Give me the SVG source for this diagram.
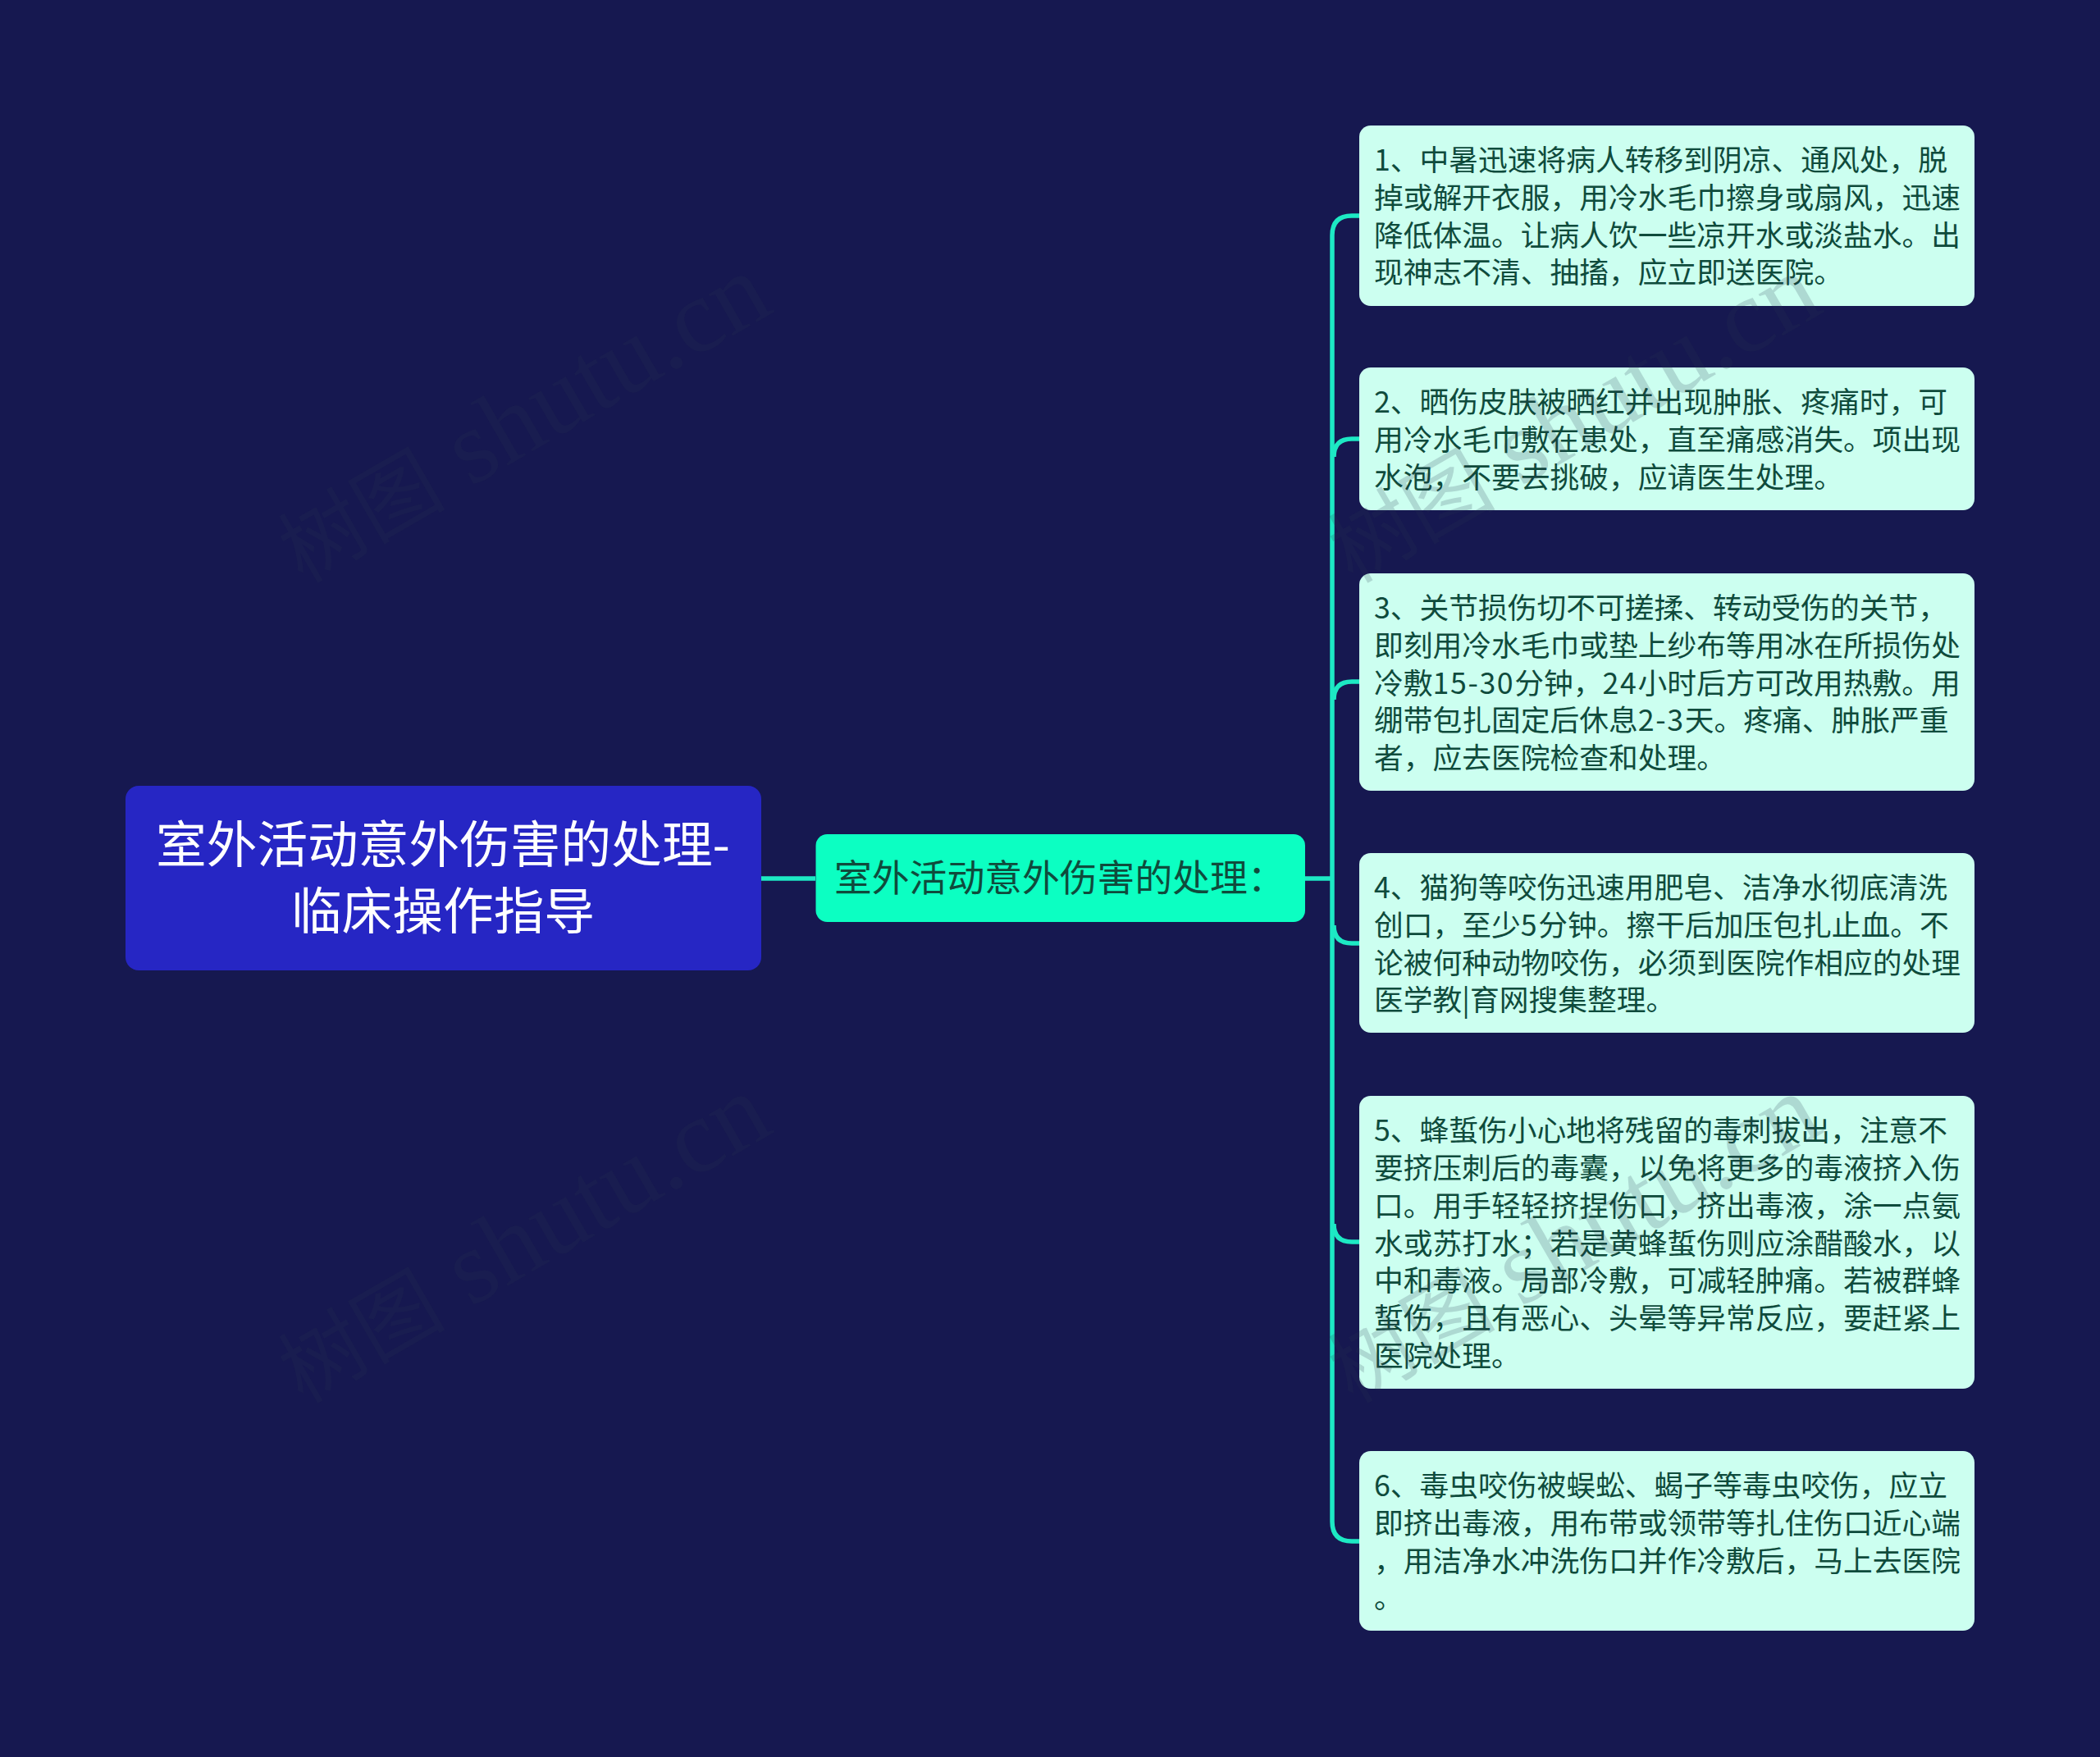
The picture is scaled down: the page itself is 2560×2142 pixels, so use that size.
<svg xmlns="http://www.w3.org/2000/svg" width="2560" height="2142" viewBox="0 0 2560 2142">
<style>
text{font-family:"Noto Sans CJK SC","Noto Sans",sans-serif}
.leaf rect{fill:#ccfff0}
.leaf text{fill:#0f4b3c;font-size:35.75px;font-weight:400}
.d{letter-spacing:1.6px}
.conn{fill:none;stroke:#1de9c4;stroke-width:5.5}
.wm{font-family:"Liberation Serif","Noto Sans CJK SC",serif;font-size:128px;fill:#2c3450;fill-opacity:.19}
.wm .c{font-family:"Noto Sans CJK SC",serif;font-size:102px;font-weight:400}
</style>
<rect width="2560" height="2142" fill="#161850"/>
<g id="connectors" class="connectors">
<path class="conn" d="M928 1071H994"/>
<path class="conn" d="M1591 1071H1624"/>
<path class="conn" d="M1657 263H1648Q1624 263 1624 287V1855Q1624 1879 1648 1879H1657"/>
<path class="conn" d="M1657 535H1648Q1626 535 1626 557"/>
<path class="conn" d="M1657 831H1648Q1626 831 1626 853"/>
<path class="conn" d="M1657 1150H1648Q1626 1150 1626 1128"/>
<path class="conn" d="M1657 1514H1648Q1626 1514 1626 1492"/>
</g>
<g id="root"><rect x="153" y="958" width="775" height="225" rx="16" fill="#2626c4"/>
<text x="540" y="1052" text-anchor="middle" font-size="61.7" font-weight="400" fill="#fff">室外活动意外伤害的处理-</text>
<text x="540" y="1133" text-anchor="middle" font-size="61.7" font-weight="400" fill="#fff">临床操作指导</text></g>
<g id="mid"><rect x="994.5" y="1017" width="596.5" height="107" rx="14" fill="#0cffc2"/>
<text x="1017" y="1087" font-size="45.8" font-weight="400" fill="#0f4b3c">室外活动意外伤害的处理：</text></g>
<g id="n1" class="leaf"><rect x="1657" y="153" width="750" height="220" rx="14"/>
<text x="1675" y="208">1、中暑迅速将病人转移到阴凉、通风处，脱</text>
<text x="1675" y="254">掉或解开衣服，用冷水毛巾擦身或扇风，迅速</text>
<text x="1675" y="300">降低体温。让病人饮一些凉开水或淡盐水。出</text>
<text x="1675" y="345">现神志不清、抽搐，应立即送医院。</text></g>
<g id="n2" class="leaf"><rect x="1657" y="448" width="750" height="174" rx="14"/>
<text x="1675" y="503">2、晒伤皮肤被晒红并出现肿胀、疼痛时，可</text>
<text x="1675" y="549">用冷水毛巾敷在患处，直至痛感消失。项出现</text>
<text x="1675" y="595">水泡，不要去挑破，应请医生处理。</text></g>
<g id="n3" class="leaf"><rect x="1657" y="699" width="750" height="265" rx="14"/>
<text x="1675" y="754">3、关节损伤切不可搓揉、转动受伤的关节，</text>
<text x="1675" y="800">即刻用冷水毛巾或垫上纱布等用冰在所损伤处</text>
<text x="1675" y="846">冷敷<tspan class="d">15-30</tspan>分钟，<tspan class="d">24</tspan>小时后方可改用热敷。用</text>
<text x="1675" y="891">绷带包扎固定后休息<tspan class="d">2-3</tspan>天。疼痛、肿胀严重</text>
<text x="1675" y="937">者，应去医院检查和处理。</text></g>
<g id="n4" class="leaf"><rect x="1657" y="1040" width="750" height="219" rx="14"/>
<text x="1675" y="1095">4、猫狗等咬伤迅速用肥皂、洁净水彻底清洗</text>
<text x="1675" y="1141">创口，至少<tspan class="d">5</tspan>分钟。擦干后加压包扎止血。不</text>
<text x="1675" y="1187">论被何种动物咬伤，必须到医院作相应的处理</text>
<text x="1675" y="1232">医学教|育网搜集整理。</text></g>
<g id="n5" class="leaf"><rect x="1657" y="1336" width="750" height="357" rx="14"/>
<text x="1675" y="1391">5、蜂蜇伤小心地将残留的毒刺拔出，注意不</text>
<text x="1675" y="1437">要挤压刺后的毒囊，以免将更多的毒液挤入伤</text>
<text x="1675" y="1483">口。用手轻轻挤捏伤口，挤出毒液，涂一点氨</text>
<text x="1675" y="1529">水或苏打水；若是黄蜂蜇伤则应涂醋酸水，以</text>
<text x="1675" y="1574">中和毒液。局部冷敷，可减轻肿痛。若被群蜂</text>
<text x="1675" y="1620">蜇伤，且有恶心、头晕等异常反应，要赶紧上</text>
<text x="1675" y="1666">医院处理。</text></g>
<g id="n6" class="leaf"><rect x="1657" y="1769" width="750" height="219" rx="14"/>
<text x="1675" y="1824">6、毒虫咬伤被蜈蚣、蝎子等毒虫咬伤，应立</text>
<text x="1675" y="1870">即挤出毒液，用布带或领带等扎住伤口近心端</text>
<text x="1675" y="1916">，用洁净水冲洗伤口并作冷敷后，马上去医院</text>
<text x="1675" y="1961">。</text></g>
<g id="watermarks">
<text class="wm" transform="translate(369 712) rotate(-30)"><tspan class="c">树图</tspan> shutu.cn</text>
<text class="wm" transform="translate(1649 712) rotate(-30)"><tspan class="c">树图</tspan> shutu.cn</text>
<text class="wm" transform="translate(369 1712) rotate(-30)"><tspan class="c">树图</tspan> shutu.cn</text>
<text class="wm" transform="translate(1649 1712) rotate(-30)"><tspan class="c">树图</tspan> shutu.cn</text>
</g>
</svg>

--

Each line holding the word "size" counts once; report the total and nothing else.

▶ Written solution
7